Has a musical’s title ever misrepresented its content as much as this? You’d be forgiven for expecting an evening of chirpy minstrels and plinky plonk music, but what you get is an ambitious epic piece of American social history set at the beginning of the 20th century – even more ambitious if you decide to stage it at the tiny Landor! But ambition often pays off, as it does here.
Based on E L Doctorow’s book, Terence McNally, Stephen Flaherty & Lynn Ahrens have linked the stories of a Latvian Jewish immigrant, a black musician who is the subject of racist attacks (somewhat ironically by Irish Americans!) and a white upper middle class New England family. We see how a new immigrant can pursue the American dream and end up a successful Hollywood director, the black community’s uphill struggle for respect in this same society and how a liberal white family lives within extraordinary social upheaval. We also get real people in this cocktail – Henry Ford, J P Morgan (if only he knew what his legacy would become), Houdini and Emma Goldman!
The weaving of these stories is seemless and the tiny space has the effect of increasing the intensity and heightening your emotional involvement with these people’s experiences. It’s helped by a very rousing score, with appropriate period ragtime themes running through, which conveys passion better than any words alone. Though on occasion the story seems a little contrived, you can’t help but get caught up in the events as they unfold.
Robert McWhir has done a terrific job of staging this here, helped by excellent choreography by Matthew Gould and a clever design from Martin Thomas which maximizes the space for the cast of 23 whilst still signposting the many locations the show takes us to (sometimes using the silhouettes our Latvian immigrant is famous for). George Dyer leads a superb five-piece band and I was delighted the Landor bucked the fringe musical amplification trend because it really didn’t need it.
It’s an excellent ensemble, with stand-out performances from Kurt Kansley and Rosalind James as black couple Coalhouse and Sarah at the centre of the story (Kansley also playing a pretty mean piano!). I also very much liked Louisa Lydell’s mother and David McMullen as her passionately political son. Their committment of the whole cast to telling this story sweeps you away.

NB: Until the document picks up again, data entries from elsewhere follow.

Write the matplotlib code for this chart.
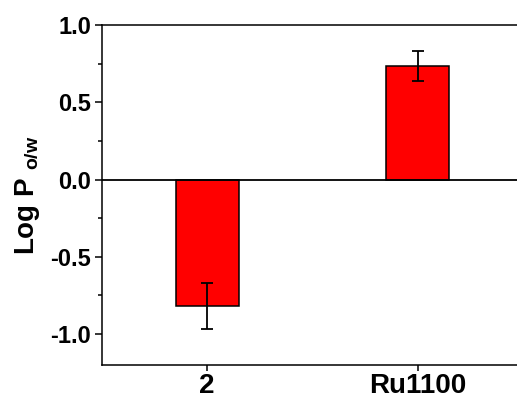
import matplotlib
matplotlib.use("Agg")
import matplotlib.pyplot as plt
from matplotlib.ticker import MultipleLocator

categories = ["2", "Ru1100"]
log_p = [-0.82, 0.735]
errors = [0.15, 0.097]

plt.rcParams["font.family"] = ["Liberation Sans", "DejaVu Sans"]
plt.rcParams["font.weight"] = "bold"
plt.rcParams["mathtext.fontset"] = "custom"
plt.rcParams["mathtext.rm"] = "Liberation Sans:bold"
plt.rcParams["mathtext.it"] = "Liberation Sans:bold"
plt.rcParams["mathtext.bf"] = "Liberation Sans:bold"

fig = plt.figure(figsize=(5.17, 4.03), dpi=100)
ax = fig.add_axes([102 / 517, 38 / 403, 421 / 517, 340 / 403])

positions = list(range(1, len(categories) + 1))
ax.bar(
    positions,
    log_p,
    width=0.3,
    color="#ff0000",
    edgecolor="black",
    linewidth=1.1,
    zorder=2,
)
ax.errorbar(
    positions,
    log_p,
    yerr=errors,
    fmt="none",
    ecolor="black",
    elinewidth=1.3,
    capsize=4,
    capthick=1.3,
    zorder=3,
)
ax.axhline(0, color="black", linewidth=1.3, zorder=4)

ax.set_xlim(0.5, 2.5)
ax.set_ylim(-1.2, 1.0)
ax.set_xticks(positions)
ax.set_xticklabels(categories, fontsize=20, fontweight="bold")
ax.yaxis.set_minor_locator(MultipleLocator(0.25))
ax.set_yticks([-1.0, -0.5, 0.0, 0.5, 1.0])
ax.set_yticklabels(["-1.0", "-0.5", "0.0", "0.5", "1.0"])
ax.tick_params(axis="y", which="major", direction="out", length=5, width=1.1,
               labelsize=17, pad=3)
ax.tick_params(axis="y", which="minor", direction="out", length=3, width=1.1)
ax.tick_params(axis="x", direction="out", length=4, width=1.1, pad=2)

for side in ["left", "bottom", "top", "right"]:
    ax.spines[side].set_linewidth(1.1)

ax.set_ylabel(r"Log P $_{\mathrm{o/w}}$", fontsize=20, fontweight="bold", labelpad=6)

fig.savefig("out.png", dpi=100)
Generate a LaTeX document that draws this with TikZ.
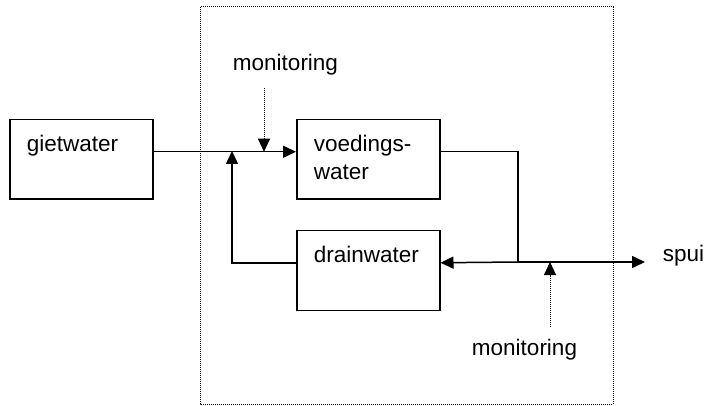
\documentclass[tikz,border=0pt]{standalone}
\usepackage{fontspec}
\setmainfont{Liberation Sans}
\usetikzlibrary{arrows.meta}

\begin{document}
\begin{tikzpicture}[x=0.5pt, y=-0.5pt, line width=0.75pt,
  >={Triangle[length=6.5pt,width=6pt]},
  every node/.style={font=\fontsize{11.25}{14}\selectfont},
  blok/.style={draw, shape=rectangle, anchor=north west, align=left,
    inner xsep=8.5pt, inner ysep=0pt, text width=54.5pt, minimum width=71.5pt,
    text height=16pt, text depth=23.75pt},
  stip/.style={line width=0.5pt, dash pattern=on 0.5pt off 0.5pt}]
\useasboundingbox (0,0) rectangle (706,406);
\draw [stip] (200,7) rectangle (613,404);
\node [blok] (giet) at (9,119) {gietwater};
\node [blok] (voed) at (296,119) {voedings-\\water};
\node [blok] (drain) at (296,230) {drainwater};
\node [anchor=base] (mon1) at (285.5,71) {monitoring};
\node [anchor=base] (mon2) at (524.5,355) {monitoring};
\node [anchor=base west, inner xsep=8.5pt] (spui) at (645,262) {spui};
\coordinate (terug) at (232,151);
\coordinate (split) at (518,262);
\coordinate (m1) at (264,88);
\coordinate (m2) at (550,327);
\draw [->] (giet.base east) -- (voed.base west);
\draw [->] (drain.base west) -| (terug);
\draw (voed.base east) -| (split);
\draw [->] (split) -- (drain.base east);
\draw [->] (split) -- (spui.base west);
\draw [->, stip] (m1) -- (m1 |- giet.base east);
\draw [->, stip] (m2) -- (m2 |- split);
\end{tikzpicture}
\end{document}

This show only had a three-month run in the West End in 2003 (in costume but ‘without decor’ if I remember correctly) but it got 8 Olivier nominations and won one for Maria Friedman. Flaherty and Ahrens have other under-rated musicals waiting for a revival (My Favourite Year please!).
We’re still only three-quarters of the way through 2011, but it’s clearly going to be a vintage year for fringe musicals (this is my 18th!). We’ve had another gem here with The Hired Man just last month, Company & Parade at Southwark Playhouse. Road Show at the Menier, Roar of the Greasepaint at the Finborough, The Kissing Dance at Jermyn Street, A Slice of Saturday Night Upstairs at the Gatehouse, Girlfriends in Walthamstow, Salad Days at the Riverside Studios and On the 20th Century, Fings Aint Wot They Used To Be AND Dames at Sea at the Union. Forget the West End, London’s fringe is buzzing with talent. Another gold star to the Landor; up there with the best of them.